### [Recorded information]
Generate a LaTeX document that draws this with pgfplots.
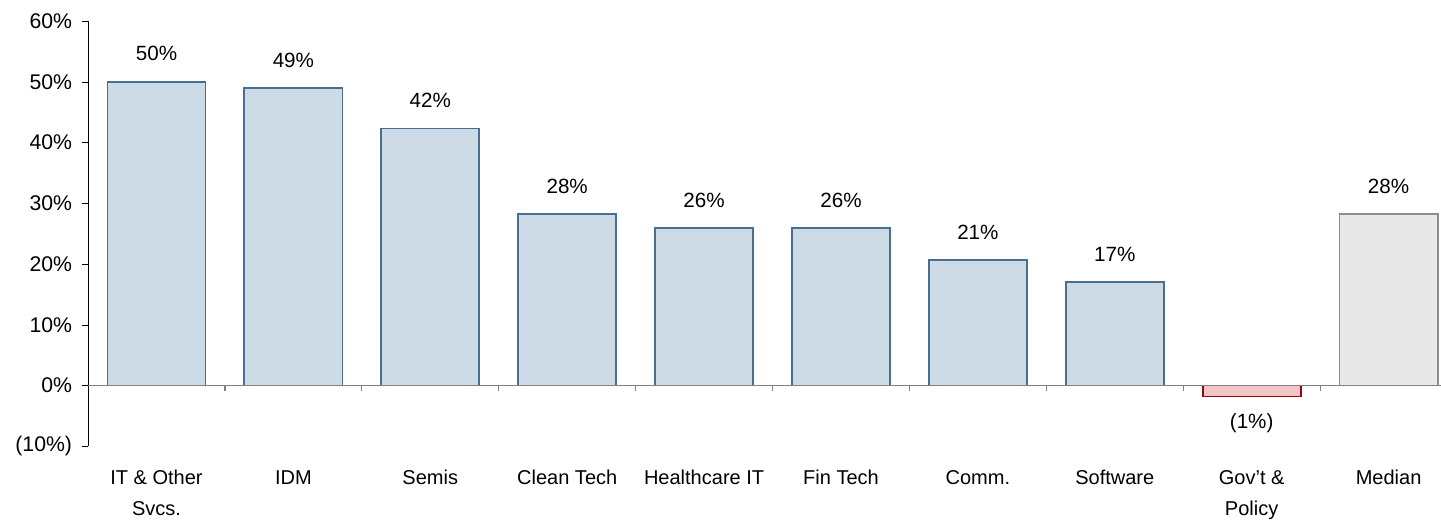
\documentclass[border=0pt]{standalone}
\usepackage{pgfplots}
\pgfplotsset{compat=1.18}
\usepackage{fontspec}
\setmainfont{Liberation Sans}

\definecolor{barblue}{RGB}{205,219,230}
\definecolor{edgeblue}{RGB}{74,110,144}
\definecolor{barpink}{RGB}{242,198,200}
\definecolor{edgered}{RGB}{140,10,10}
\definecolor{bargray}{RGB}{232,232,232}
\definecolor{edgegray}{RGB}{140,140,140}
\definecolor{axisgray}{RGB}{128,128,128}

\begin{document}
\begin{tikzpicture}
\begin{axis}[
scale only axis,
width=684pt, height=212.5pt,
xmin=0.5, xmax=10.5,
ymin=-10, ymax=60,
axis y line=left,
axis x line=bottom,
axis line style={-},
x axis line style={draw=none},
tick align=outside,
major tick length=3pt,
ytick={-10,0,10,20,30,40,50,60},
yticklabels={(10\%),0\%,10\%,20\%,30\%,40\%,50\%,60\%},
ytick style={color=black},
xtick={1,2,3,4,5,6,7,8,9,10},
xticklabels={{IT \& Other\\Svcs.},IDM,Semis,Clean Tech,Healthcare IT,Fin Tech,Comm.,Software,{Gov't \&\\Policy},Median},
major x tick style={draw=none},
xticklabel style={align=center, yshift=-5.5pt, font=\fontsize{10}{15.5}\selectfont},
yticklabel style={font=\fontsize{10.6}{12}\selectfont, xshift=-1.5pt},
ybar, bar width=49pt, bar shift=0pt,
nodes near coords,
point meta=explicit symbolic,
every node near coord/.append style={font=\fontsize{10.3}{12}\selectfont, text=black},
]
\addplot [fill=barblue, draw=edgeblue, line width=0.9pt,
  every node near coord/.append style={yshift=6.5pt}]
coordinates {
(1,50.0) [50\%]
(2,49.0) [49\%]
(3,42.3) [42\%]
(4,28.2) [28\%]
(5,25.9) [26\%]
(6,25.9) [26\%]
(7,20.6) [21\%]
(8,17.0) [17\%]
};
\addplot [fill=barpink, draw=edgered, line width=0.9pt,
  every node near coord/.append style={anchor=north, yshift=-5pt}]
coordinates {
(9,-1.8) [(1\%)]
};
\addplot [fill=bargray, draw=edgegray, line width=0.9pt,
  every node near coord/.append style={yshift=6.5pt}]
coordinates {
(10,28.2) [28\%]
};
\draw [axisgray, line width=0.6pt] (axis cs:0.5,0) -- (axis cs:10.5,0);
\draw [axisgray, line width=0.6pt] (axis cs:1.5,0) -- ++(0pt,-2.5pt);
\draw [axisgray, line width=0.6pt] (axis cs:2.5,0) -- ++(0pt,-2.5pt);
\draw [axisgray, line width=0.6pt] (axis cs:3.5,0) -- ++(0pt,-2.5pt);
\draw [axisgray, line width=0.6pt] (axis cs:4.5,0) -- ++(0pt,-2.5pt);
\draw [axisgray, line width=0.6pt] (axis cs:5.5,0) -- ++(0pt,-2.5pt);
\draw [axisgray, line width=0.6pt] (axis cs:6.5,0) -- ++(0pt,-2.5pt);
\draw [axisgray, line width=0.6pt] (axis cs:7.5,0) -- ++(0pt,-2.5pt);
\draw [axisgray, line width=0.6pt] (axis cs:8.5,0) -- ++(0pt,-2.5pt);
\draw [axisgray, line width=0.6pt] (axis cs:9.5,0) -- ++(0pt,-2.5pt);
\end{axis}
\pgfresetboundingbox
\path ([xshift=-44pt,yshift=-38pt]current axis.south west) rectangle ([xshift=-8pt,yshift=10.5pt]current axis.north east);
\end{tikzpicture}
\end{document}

### [Exercise details]
All the lines above are to be given again exactly as they read, with the pictures removed.

### [The answer]
Generate a LaTeX document that draws this with pgfplots.
\documentclass[border=0pt]{standalone}
\usepackage{pgfplots}
\pgfplotsset{compat=1.18}
\usepackage{fontspec}
\setmainfont{Liberation Sans}

\definecolor{barblue}{RGB}{205,219,230}
\definecolor{edgeblue}{RGB}{74,110,144}
\definecolor{barpink}{RGB}{242,198,200}
\definecolor{edgered}{RGB}{140,10,10}
\definecolor{bargray}{RGB}{232,232,232}
\definecolor{edgegray}{RGB}{140,140,140}
\definecolor{axisgray}{RGB}{128,128,128}

\begin{document}
\begin{tikzpicture}
\begin{axis}[
scale only axis,
width=684pt, height=212.5pt,
xmin=0.5, xmax=10.5,
ymin=-10, ymax=60,
axis y line=left,
axis x line=bottom,
axis line style={-},
x axis line style={draw=none},
tick align=outside,
major tick length=3pt,
ytick={-10,0,10,20,30,40,50,60},
yticklabels={(10\%),0\%,10\%,20\%,30\%,40\%,50\%,60\%},
ytick style={color=black},
xtick={1,2,3,4,5,6,7,8,9,10},
xticklabels={{IT \& Other\\Svcs.},IDM,Semis,Clean Tech,Healthcare IT,Fin Tech,Comm.,Software,{Gov't \&\\Policy},Median},
major x tick style={draw=none},
xticklabel style={align=center, yshift=-5.5pt, font=\fontsize{10}{15.5}\selectfont},
yticklabel style={font=\fontsize{10.6}{12}\selectfont, xshift=-1.5pt},
ybar, bar width=49pt, bar shift=0pt,
nodes near coords,
point meta=explicit symbolic,
every node near coord/.append style={font=\fontsize{10.3}{12}\selectfont, text=black},
]
\addplot [fill=barblue, draw=edgeblue, line width=0.9pt,
  every node near coord/.append style={yshift=6.5pt}]
coordinates {
(1,50.0) [50\%]
(2,49.0) [49\%]
(3,42.3) [42\%]
(4,28.2) [28\%]
(5,25.9) [26\%]
(6,25.9) [26\%]
(7,20.6) [21\%]
(8,17.0) [17\%]
};
\addplot [fill=barpink, draw=edgered, line width=0.9pt,
  every node near coord/.append style={anchor=north, yshift=-5pt}]
coordinates {
(9,-1.8) [(1\%)]
};
\addplot [fill=bargray, draw=edgegray, line width=0.9pt,
  every node near coord/.append style={yshift=6.5pt}]
coordinates {
(10,28.2) [28\%]
};
\draw [axisgray, line width=0.6pt] (axis cs:0.5,0) -- (axis cs:10.5,0);
\draw [axisgray, line width=0.6pt] (axis cs:1.5,0) -- ++(0pt,-2.5pt);
\draw [axisgray, line width=0.6pt] (axis cs:2.5,0) -- ++(0pt,-2.5pt);
\draw [axisgray, line width=0.6pt] (axis cs:3.5,0) -- ++(0pt,-2.5pt);
\draw [axisgray, line width=0.6pt] (axis cs:4.5,0) -- ++(0pt,-2.5pt);
\draw [axisgray, line width=0.6pt] (axis cs:5.5,0) -- ++(0pt,-2.5pt);
\draw [axisgray, line width=0.6pt] (axis cs:6.5,0) -- ++(0pt,-2.5pt);
\draw [axisgray, line width=0.6pt] (axis cs:7.5,0) -- ++(0pt,-2.5pt);
\draw [axisgray, line width=0.6pt] (axis cs:8.5,0) -- ++(0pt,-2.5pt);
\draw [axisgray, line width=0.6pt] (axis cs:9.5,0) -- ++(0pt,-2.5pt);
\end{axis}
\pgfresetboundingbox
\path ([xshift=-44pt,yshift=-38pt]current axis.south west) rectangle ([xshift=-8pt,yshift=10.5pt]current axis.north east);
\end{tikzpicture}
\end{document}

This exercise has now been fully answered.